Exercise aim: Copy, exactly as written, the lines that begin at the one containing "What matplotlib code" and end at the one containing "plt.rcParams['mathtext.bf'] = 'Lato:bold'". Skip any pictures in the data below.

Data rows:
start

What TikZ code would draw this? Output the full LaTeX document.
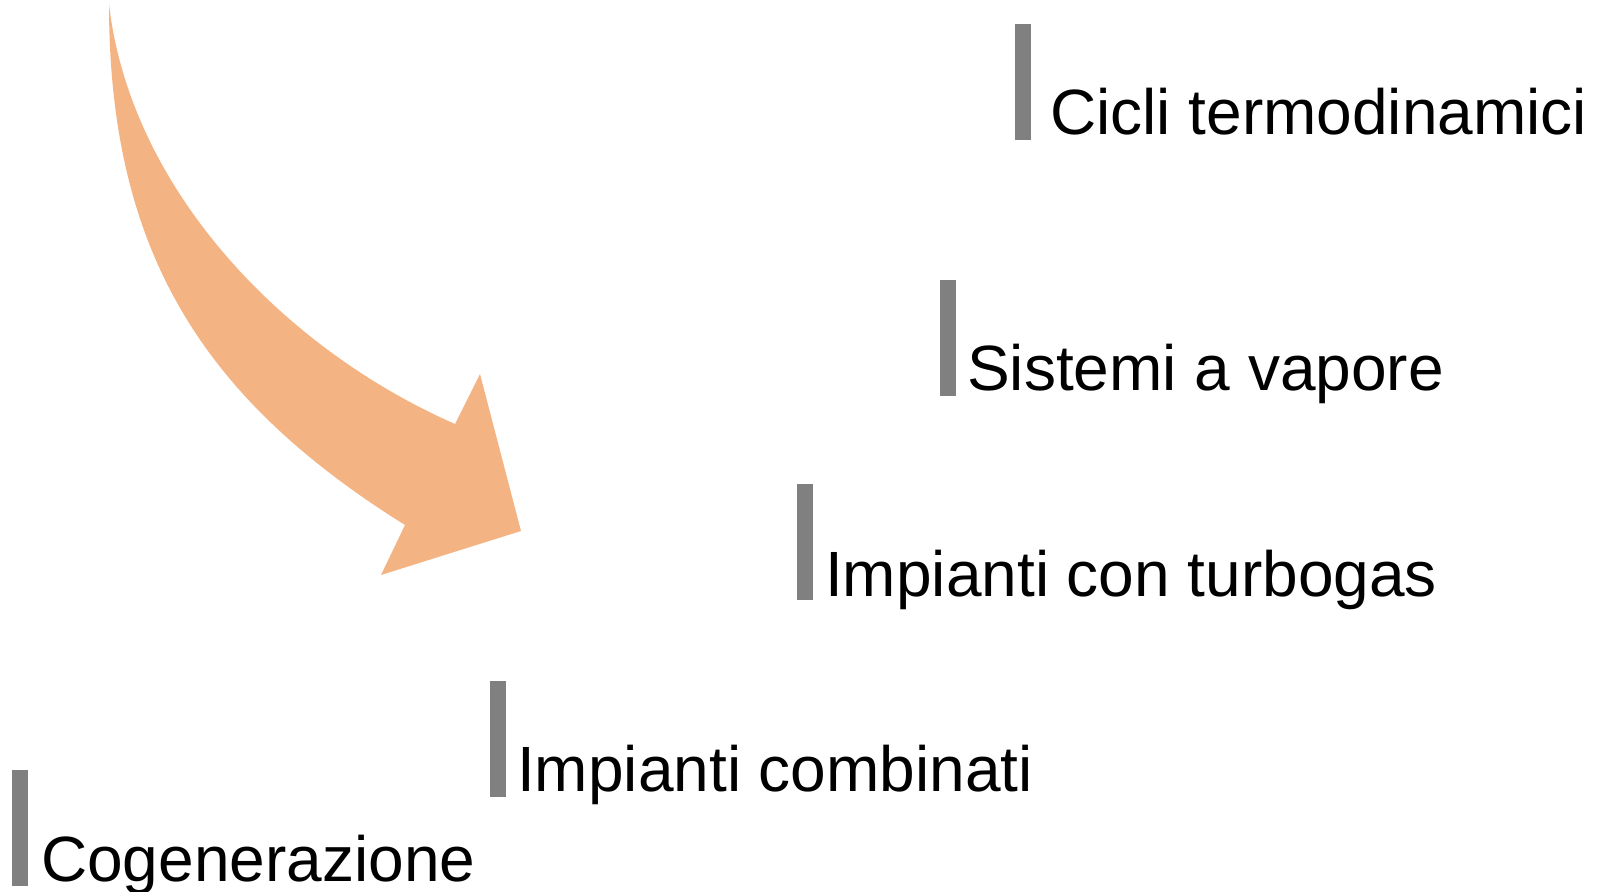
\documentclass[tikz,border=0pt]{standalone}
\usepackage{fontspec}
\setmainfont{Liberation Sans}
\definecolor{arrowfill}{RGB}{244,179,131}
\definecolor{barfill}{RGB}{128,128,128}
\tikzset{
  bar/.style={fill=barfill, draw=none, inner sep=0pt, minimum width=8pt, minimum height=58pt, anchor=north west},
  itemtext/.style={inner sep=0pt, anchor=base west, font=\fontsize{32}{38}\selectfont}
}
\begin{document}
\begin{tikzpicture}[x=0.5pt, y=-0.5pt]
      \useasboundingbox (0,0) rectangle (1597,892);
      \fill[arrowfill] (109,4) .. controls (130,188) and (282,348) .. (455,424)
        -- (480,374) -- (521,531) -- (381,575) -- (405,525)
        .. controls (205,400) and (109,254) .. (109,4) -- cycle;
      \node[bar] (bar1) at (1015,24) {};
      \node[bar] (bar2) at (940,280) {};
      \node[bar] (bar3) at (797,484) {};
      \node[bar] (bar4) at (490,681) {};
      \node[bar] (bar5) at (12,770) {};
      \node[itemtext] (cicli) at ([shift={(18,-6)}]bar1.south east) {Cicli termodinamici};
      \node[itemtext] (vapore) at ([shift={(10,-6)}]bar2.south east) {Sistemi a vapore};
      \node[itemtext] (turbogas) at ([shift={(11,-4)}]bar3.south east) {Impianti con turbogas};
      \node[itemtext] (combinati) at ([shift={(10,-6)}]bar4.south east) {Impianti combinati};
      \node[itemtext] (cogen) at ([shift={(12,-5)}]bar5.south east) {Cogenerazione};
    \end{tikzpicture}
\end{document}
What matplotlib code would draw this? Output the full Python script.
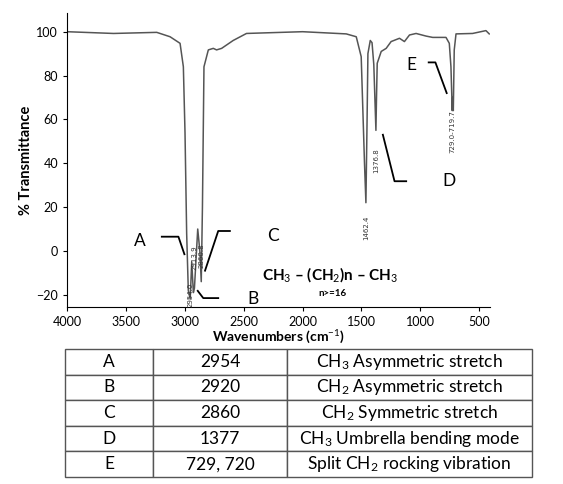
import matplotlib.pyplot as plt
import numpy as np

plt.rcParams['font.family'] = ['Lato', 'DejaVu Sans']
plt.rcParams['mathtext.fontset'] = 'custom'
plt.rcParams['mathtext.rm'] = 'Lato'
plt.rcParams['mathtext.it'] = 'Lato:italic'
plt.rcParams['mathtext.bf'] = 'Lato:bold'

# IR spectrum of a long chain alkane
wavenumber = [4000, 3605, 3238, 3125, 3040, 3012, 2998, 2984, 2970, 2954, 2941,
              2927, 2918, 2890, 2872, 2860, 2850, 2837, 2800, 2758, 2730, 2687,
              2589, 2476, 2300, 2000, 1629, 1544, 1502, 1474, 1462, 1452, 1445,
              1425, 1410, 1395, 1377, 1372, 1366, 1332, 1290, 1248, 1177, 1135,
              1092, 1036, 951, 895, 782, 754, 740, 729, 725, 720, 712, 697, 556,
              443, 415]
transmittance = [100, 99.2, 99.7, 97.7, 94.7, 84, 54, 8, -18, -22, -5,
                 -19, -17, 10, 0, -14, 20, 84, 91.7, 92.4, 91.7, 92.4,
                 96, 99.2, 99.5, 100, 99, 97.7, 88.6, 40, 22, 60, 90,
                 96, 95, 85, 55, 70, 85.6, 91, 92.4, 95.5, 97, 95.5,
                 98.5, 99.2, 98, 97.4, 97.4, 94.7, 84, 64, 70, 64, 91.7, 99, 99.2,
                 100.5, 99]

peak_labels = ['2954.0', '2913.9', '2860.8', '1462.4', '1376.8', '729.0-719.7']
peak_x = [2954, 2915, 2860, 1462, 1377, 725]
peak_y = [-20, -3, -2, 10.6, 41, 54.5]

letters = ['A', 'B', 'C', 'D', 'E']
letter_x = [3379, 2419, 2250, 754, 1078]
letter_y = [4.5, -22, 7, 31.8, 84.8]
bracket_x = [[3195, 3054, 3003], [2890, 2843, 2716], [2617, 2716, 2828],
             [1318, 1219, 1120], [929, 872, 776]]
bracket_y = [[6.5, 6.5, -1.5], [-18.2, -21.5, -21.5], [9.1, 9.1, -9],
             [53, 31.8, 31.8], [86, 86, 72]]

table_rows = [['A', '2954', 'CH$_3$ Asymmetric stretch'],
              ['B', '2920', 'CH$_2$ Asymmetric stretch'],
              ['C', '2860', 'CH$_2$ Symmetric stretch'],
              ['D', '1377', 'CH$_3$ Umbrella bending mode'],
              ['E', '729, 720', 'Split CH$_2$ rocking vibration']]

fig = plt.figure(figsize=(5.63, 4.84), dpi=100)
ax = fig.add_axes([0.119, 0.366, 0.751, 0.607])

ax.plot(wavenumber, transmittance, color='#555555', lw=1.1)
ax.set_xlim(4000, 410)
ax.set_ylim(-25.5, 108.5)
ax.set_xticks([4000, 3500, 3000, 2500, 2000, 1500, 1000, 500])
ax.set_yticks([100, 80, 60, 40, 20, 0, -20])
ax.tick_params(labelsize=9, length=3)
for s in ['top', 'right']:
    ax.spines[s].set_visible(False)
ax.set_ylabel('% Transmittance', fontsize=10.5, fontweight='bold', labelpad=2)
ax.set_xlabel('Wavenumbers (cm$^{-1}$)', fontsize=10, fontweight='bold', labelpad=1)

for lab, x, y in zip(peak_labels, peak_x, peak_y):
    ax.text(x, y, lab, rotation=90, fontsize=5, ha='center', va='center',
            family='DejaVu Sans', color='#333333', clip_on=False)

for lab, x, y in zip(letters, letter_x, letter_y):
    ax.text(x, y, lab, fontsize=12.5, ha='center', va='center')
for bx, by in zip(bracket_x, bracket_y):
    ax.plot(bx, by, color='black', lw=1.3, clip_on=False)

ax.text(1770, -11, 'CH$_3$ – (CH$_2$)n – CH$_3$', fontsize=11, fontweight='bold',
        ha='center', va='center')
ax.text(1742, -19.2, 'n>=16', fontsize=7, fontweight='bold', ha='center', va='center')

tax = fig.add_axes([0.1155, 0.0145, 0.8295, 0.2645])
tax.axis('off')
tbl = tax.table(cellText=table_rows, colWidths=[0.188, 0.288, 0.525],
                cellLoc='center', bbox=[0, 0, 1, 1])
tbl.auto_set_font_size(False)
tbl.set_fontsize(12.5)
for cell in tbl.get_celld().values():
    cell.set_edgecolor('#555555')
    cell.set_linewidth(1)

fig.savefig('out.png', dpi=100)
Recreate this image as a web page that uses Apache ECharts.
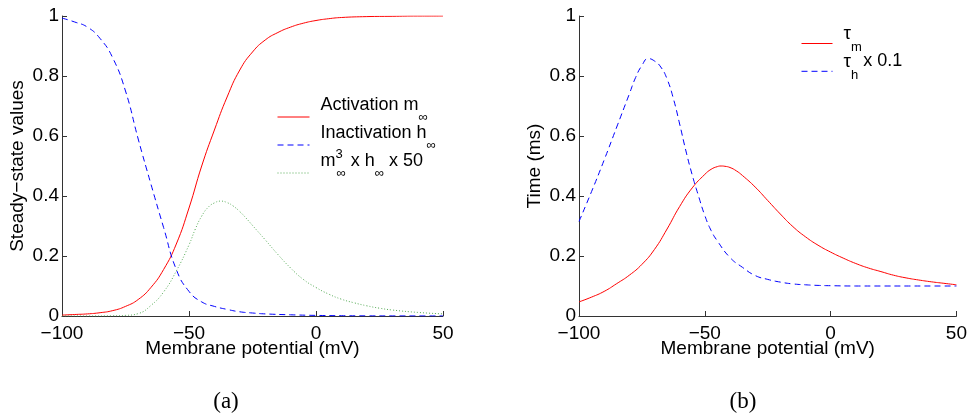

end

Result below:
What matplotlib code would draw this? Output the full Python script.
import matplotlib.pyplot as plt
import numpy as np

plt.rcParams['font.family'] = ['Lato', 'DejaVu Sans']
plt.rcParams['mathtext.fontset'] = 'custom'
plt.rcParams['mathtext.rm'] = 'Lato'
plt.rcParams['mathtext.it'] = 'Lato:italic'
plt.rcParams['mathtext.bf'] = 'Lato:bold'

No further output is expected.